Here are my thoughts. Yes, cactus pads and fruits (tunas) may be added to your composing setup.
They would be a source of nitrogen (greens) so you could mix in some dry leaves or paper leftovers, which are browns, with them. Then decomposition will proceed nicely.
You could twist off the fruit and pads with tongs.
You may, with gloved hands, using tongs to hold the pads, chop them with a hatchet into small pieces about 1” pieces. This not necessary to do, but would speed the decomposition process. Smaller organics decompose well / quicker.
Important caution – the moist pads and moist fruits will decompose fairly quickly, but the thorns will take longer, so always use a gloved hand when working with this compost blend until it is fully decomposed.

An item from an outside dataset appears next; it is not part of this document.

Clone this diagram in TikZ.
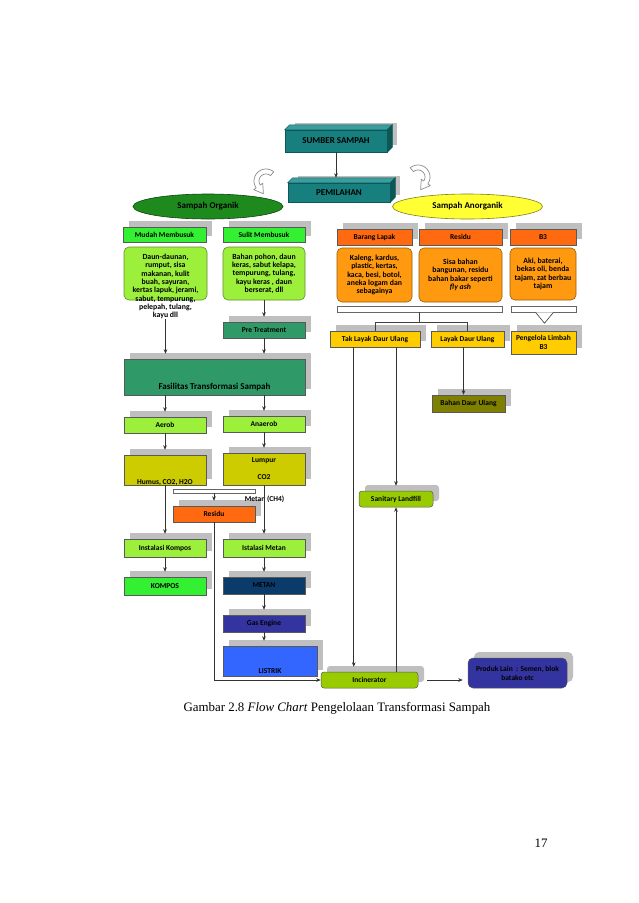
\documentclass[tikz,border=0pt]{standalone}
\usepackage{fontspec}
\setmainfont{Liberation Serif}
\newfontfamily\calibri{Carlito}
\usetikzlibrary{shapes.geometric, arrows.meta, calc, shadows}
\definecolor{tealFront}{HTML}{17807F}
\definecolor{tealTop}{HTML}{3A9E9E}
\definecolor{tealSide}{HTML}{0D5857}
\definecolor{hijauTua}{HTML}{1E8A1E}
\definecolor{kuningTerang}{HTML}{FFFF33}
\definecolor{hijauTerang}{HTML}{33F033}
\definecolor{hijauMuda}{HTML}{9CF03C}
\definecolor{hijauLaut}{HTML}{2F9A68}
\definecolor{zaitun}{HTML}{CCCC00}
\definecolor{zaitunTua}{HTML}{808000}
\definecolor{oranye}{HTML}{FF6A10}
\definecolor{oranyeMuda}{HTML}{FF9A10}
\definecolor{biruTua}{HTML}{0B3B6B}
\definecolor{ungu}{HTML}{3434A0}
\definecolor{biru}{HTML}{3366FF}
\definecolor{hijauKuning}{HTML}{99CC00}
\definecolor{emas}{HTML}{FFCC00}
\newcommand{\flabel}{\calibri\bfseries\fontsize{7.5}{9}\selectfont}
\newcommand{\fisi}{\calibri\bfseries\fontsize{7.8}{8.3}\selectfont}
\newcommand{\fbesar}{\calibri\bfseries\fontsize{9}{11}\selectfont}
\newcommand{\fcap}{\fontsize{12.9}{15}\selectfont}
\tikzset{
  kotak/.style={draw=black!65, line width=0.5pt, fill=#1, minimum height=16pt, inner sep=1pt,
                font=\flabel, text=black,
                drop shadow={shadow xshift=6pt, shadow yshift=6pt, fill=black!25, opacity=1}},
  isian/.style={draw=#1!60!black, line width=0.6pt, fill=#1, rounded corners=5pt, inner sep=1pt,
                font=\fisi, align=center},
  elips/.style={ellipse, draw=#1!50!black, line width=0.6pt, fill=#1, minimum width=150pt,
                minimum height=25pt, font=\fbesar},
  balok/.style={draw=tealSide, line width=0.5pt, fill=tealFront, minimum width=102pt, font=\fbesar,
                drop shadow={shadow xshift=10pt, shadow yshift=7pt, fill=black!25, opacity=1}},
  sisi/.style={draw=tealSide, line width=0.5pt},
  batang/.style={draw=black!60, line width=0.5pt, fill=white, inner sep=0pt},
  panah/.style={-{Stealth[length=4.5pt, width=3.6pt]}, line width=0.6pt, draw=black!80, shorten >=5pt},
  garis/.style={line width=0.6pt, draw=black!75},
  lengkung/.style={fill=white, draw=black!45, line width=0.7pt, line join=round},
}

\begin{document}
\begin{tikzpicture}[x=1pt, y=-1pt]
\fill[white] (0,0) rectangle (638,903);
\useasboundingbox (0,0) rectangle (638,903);

% sumber dan pemilahan
\node[balok, minimum height=22pt] (sumber) at (336,141) {SUMBER SAMPAH};
\filldraw[sisi, fill=tealTop] (sumber.north west) -- ++(5,-5) -- ($(sumber.north east)+(5,-5)$) -- (sumber.north east) -- cycle;
\filldraw[sisi, fill=tealSide] (sumber.north east) -- ++(5,-5) -- ($(sumber.south east)+(5,-5)$) -- (sumber.south east) -- cycle;
\node[balok, minimum height=19pt] (pemilahan) at (339,192.5) {PEMILAHAN};
\filldraw[sisi, fill=tealTop] (pemilahan.north west) -- ++(5,-5) -- ($(pemilahan.north east)+(5,-5)$) -- (pemilahan.north east) -- cycle;
\filldraw[sisi, fill=tealSide] (pemilahan.north east) -- ++(5,-5) -- ($(pemilahan.south east)+(5,-5)$) -- (pemilahan.south east) -- cycle;
\draw[panah] (sumber.south) -- (sumber.south |- pemilahan.north);

\node[elips=hijauTua] (organik) at (208,206.5) {Sampah Organik};
\node[elips=kuningTerang] (anorganik) at (467.5,206.5) {Sampah Anorganik};

% panah lengkung
\draw[lengkung] plot[domain=-50:-215, samples=25] ({266+12*cos(\x)}, {181+12*sin(\x)})
  -- ({266+15*cos(-215)}, {181+15*sin(-215)}) -- (263.4,193.8)
  -- ({266+4*cos(-215)}, {181+4*sin(-215)}) -- ({266+7*cos(-215)}, {181+7*sin(-215)})
  -- plot[domain=-215:-50, samples=25] ({266+7*cos(\x)}, {181+7*sin(\x)}) -- cycle;
\draw[lengkung] plot[domain=-50:-215, samples=25] ({418-12*cos(\x)}, {177+12*sin(\x)})
  -- ({418-15*cos(-215)}, {177+15*sin(-215)}) -- (420.6,189.8)
  -- ({418-4*cos(-215)}, {177+4*sin(-215)}) -- ({418-7*cos(-215)}, {177+7*sin(-215)})
  -- plot[domain=-215:-50, samples=25] ({418-7*cos(\x)}, {177+7*sin(\x)}) -- cycle;

% organik
\node[kotak=hijauTerang, minimum width=83pt, minimum height=15pt] (mudah) at (164.5,234.5) {Mudah Membusuk};
\node[kotak=hijauTerang, minimum width=82pt, minimum height=15pt] (sulit) at (264,234.5) {Sulit Membusuk};
\node[isian=hijauMuda, minimum width=83pt, minimum height=53pt] (isi1) at (165.5,273.5) {};
\node[font=\fisi, align=center, anchor=north, inner sep=0pt] (isi1teks) at (165.5,254)
  {Daun-daunan,\\rumput, sisa\\makanan, kulit\\buah, sayuran,\\kertas lapuk, jerami,\\sabut, tempurung,\\pelepah, tulang,\\kayu dll};
\node[isian=hijauMuda, minimum width=82pt, minimum height=53pt] (isi2) at (264,273.5)
  {Bahan pohon, daun\\keras, sabut kelapa,\\tempurung, tulang,\\kayu keras , daun\\berserat, dll};
\node[kotak=hijauLaut, minimum width=82pt] (pretreat) at (264,330) {Pre Treatment};
\node[kotak=hijauLaut, minimum width=181pt, minimum height=36pt,
      label={[font=\fbesar, anchor=south, yshift=1pt]south:Fasilitas Transformasi Sampah}] (fasilitas) at (214.5,377) {};
\node[kotak=hijauMuda, minimum width=82pt] (aerob) at (165,425) {Aerob};
\node[kotak=hijauMuda, minimum width=82pt] (anaerob) at (264,424) {Anaerob};
\node[kotak=zaitun, minimum width=82pt, minimum height=30pt,
      label={[font=\flabel, anchor=center, yshift=3pt]south:{Humus, CO2, H2O}}] (humus) at (165,470) {};
\node[kotak=zaitun, minimum width=82pt, minimum height=32pt, align=center] (lumpur) at (264,469) {Lumpur\\[8pt]CO2};
\node[batang, minimum width=82pt, minimum height=4pt] (bar) at (214,491) {};
\node[kotak=oranye, minimum width=82pt] (residu) at (214,514) {Residu};
\node[font=\flabel] (metanlbl) at (264.5,499) {Metan (CH4)};
\node[kotak=hijauMuda, minimum width=82pt, minimum height=18pt] (kinst) at (165,548) {Instalasi Kompos};
\node[kotak=hijauMuda, minimum width=82pt, minimum height=18pt] (minst) at (264,548) {Istalasi Metan};
\node[kotak=hijauTerang, minimum width=82pt, minimum height=18pt] (kompos) at (165,586) {KOMPOS};
\node[kotak=biruTua, minimum width=82pt, minimum height=17pt] (metan) at (264,585.5) {METAN};
\node[kotak=ungu, minimum width=82pt, minimum height=17pt] (gas) at (264,623.5) {Gas Engine};
\node[kotak=biru, minimum width=94pt, minimum height=30pt,
      label={[font=\flabel, anchor=south, yshift=-1pt]south:LISTRIK}] (listrik) at (270,661) {};

% anorganik
\node[kotak=oranye, minimum width=75pt] (lapak) at (374.5,237) {Barang Lapak};
\node[kotak=oranye, minimum width=83pt] (residuB) at (460.5,237) {Residu};
\node[kotak=oranye, minimum width=66pt] (btiga) at (543,237) {B3};
\node[isian=oranyeMuda, minimum width=75pt, minimum height=54pt] (isi3) at (374.5,275)
  {Kaleng, kardus,\\plastic, kertas,\\kaca, besi, botol,\\aneka logam dan\\sebagainya};
\node[isian=oranyeMuda, minimum width=83pt, minimum height=54pt] (isi4) at (460.5,275)
  {Sisa bahan\\bangunan, residu\\bahan bakar seperti\\\textit{fly ash}};
\node[isian=oranyeMuda, minimum width=66pt, minimum height=52pt] (isi5) at (543,274)
  {Aki, baterai,\\bekas oli, benda\\tajam, zat berbau\\tajam};
\node[batang, minimum width=165pt, minimum height=6pt] (barA) at (419.5,309) {};
\node[batang, minimum width=65pt, minimum height=6pt] (barB) at (543.5,309) {};
\node[kotak=emas, minimum width=90pt] (taklayak) at (375,339) {Tak Layak Daur Ulang};
\node[kotak=emas, minimum width=73pt] (layak) at (467.5,339) {Layak Daur Ulang};
\node[kotak=emas, minimum width=65pt, minimum height=23pt, align=center] (pengelola) at (543.5,342.5) {Pengelola Limbah\\B3};
\node[kotak=zaitunTua, minimum width=73pt, minimum height=17pt] (bahan) at (468.5,403.5) {Bahan Daur Ulang};
\node[kotak=hijauKuning, minimum width=74pt, rounded corners=3pt] (landfill) at (396,499) {Sanitary Landfill};
\node[kotak=hijauKuning, minimum width=97pt, rounded corners=3pt] (incin) at (369.5,680) {Incinerator};
\node[kotak=ungu, minimum width=99pt, minimum height=30pt, rounded corners=5pt, align=center] (produk) at (517.5,673)
  {Produk Lain \ : Semen, blok\\batako etc};

% alur organik
\draw[panah] (isi1teks.south) -- (isi1teks.south |- fasilitas.north);
\draw[panah] (isi2.south) -- (pretreat.north);
\draw[panah] (pretreat.south) -- (pretreat.south |- fasilitas.north);
\draw[panah] (aerob.north |- fasilitas.south) -- (aerob.north);
\draw[panah] (anaerob.north |- fasilitas.south) -- (anaerob.north);
\draw[panah] (aerob.south) -- (humus.north);
\draw[panah] (anaerob.south) -- (lumpur.north);
\draw[panah] (humus.south) -- (kinst.north);
\draw[panah] (lumpur.south) -- (minst.north);
\draw[panah] (bar.south) -- (residu.north);
\draw[panah] (kinst.south) -- (kompos.north);
\draw[panah] (minst.south) -- (metan.north);
\draw[panah] (metan.south) -- (gas.north);
\draw[panah] (gas.south) -- (gas.south |- listrik.north);
\draw[panah, shorten >=0pt] (residu.south) |- (incin.west);

% alur anorganik
\draw[garis] (barA.south) -- ++(0,10) coordinate (cabang);
\draw[garis] (taklayak.north) |- (cabang) -| (layak.north);
\filldraw[fill=white, draw=black!70, line width=0.7pt, line join=round]
  ($(barB.south)+(-8,0)$) -- ($(barB.south)+(1,11)$) -- ($(barB.south)+(10,0)$);
\coordinate (t1) at ([xshift=24pt]taklayak.south west);
\draw[panah] (t1) -- (t1 |- incin.north);
\draw[panah] (taklayak.south -| landfill.north) -- (landfill.north);
\draw[panah, shorten >=0pt] (incin.north -| landfill.south) -- (landfill.south);
\draw[panah, shorten >=0pt] ([xshift=-4pt]layak.south) -- ([xshift=-4pt]layak.south |- bahan.north);
\draw[panah, shorten <=9pt] (incin.east) -- (incin.east -| produk.west);

% keterangan
\node[font=\fcap, anchor=west] (judul) at (180,708) {Gambar 2.8 \textit{Flow Chart} Pengelolaan Transformasi Sampah};
\node[font=\fcap] (hal) at (541,843) {17};
\end{tikzpicture}
\end{document}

If you have a manufactured plastic compost bin you could consider moving it to a sunny location now for the winter months.
You may enjoy reading our suggestions for composting in the desert: https://bernalilloextension.nmsu.edu/mastercomposter/desert-composting.html
Hope that this is helpful. Get back if you have further questions.
Before you undertake composting all of them, you might want to offer some to folks who would be interested in either growing or eating them, because they are quite nutritious, both the leaf/stem pads and the fruit. The Master Growers and neighborhood association bulletin boards might be ways to get the word out. I’m not especially tech savvy, but I’m sure some of the other folks could recommend places to post that information.
However, if you just want to recycle them back to the earth from which they have come, the biggest challenge is how to handle them without becoming a pincushion yourself. What I’ve done is to rake them into a pile, rake or scoop the pile onto newspaper–double or triple layers–and either bury them in a shallow hole or trench, still covered with newspaper, or cover the entire pile with newspaper and then add other seasonal cleanup material and good soil, wetting everything as you go. It helps them to break down more quickly if you add some leaf mold to the whole batch. The pads that are still alive when covered with earth will have quite a lot of moisture in them and decompose surprisingly quickly. The needles and glochids, which are the little teeny guys clustered around each bunch of needles (the ones that are so hard to get out–hence the newspaper for protection) are pretty much pure silica, which is one of the fundamental minerals that all growing things need. So they break down very quickly also, and the fungi present in the leaf mold are especially good at decomposing them.
I’ve never tried putting them into a regular batch of hot compost because I like to handle my compost when I’m turning it to see how well things are proceeding, and I don’t want any surprises. And I’ve never used a tumbler, so that’s for someone else to tackle. But the earth will take them all back, free of charge, with just a bit of digging.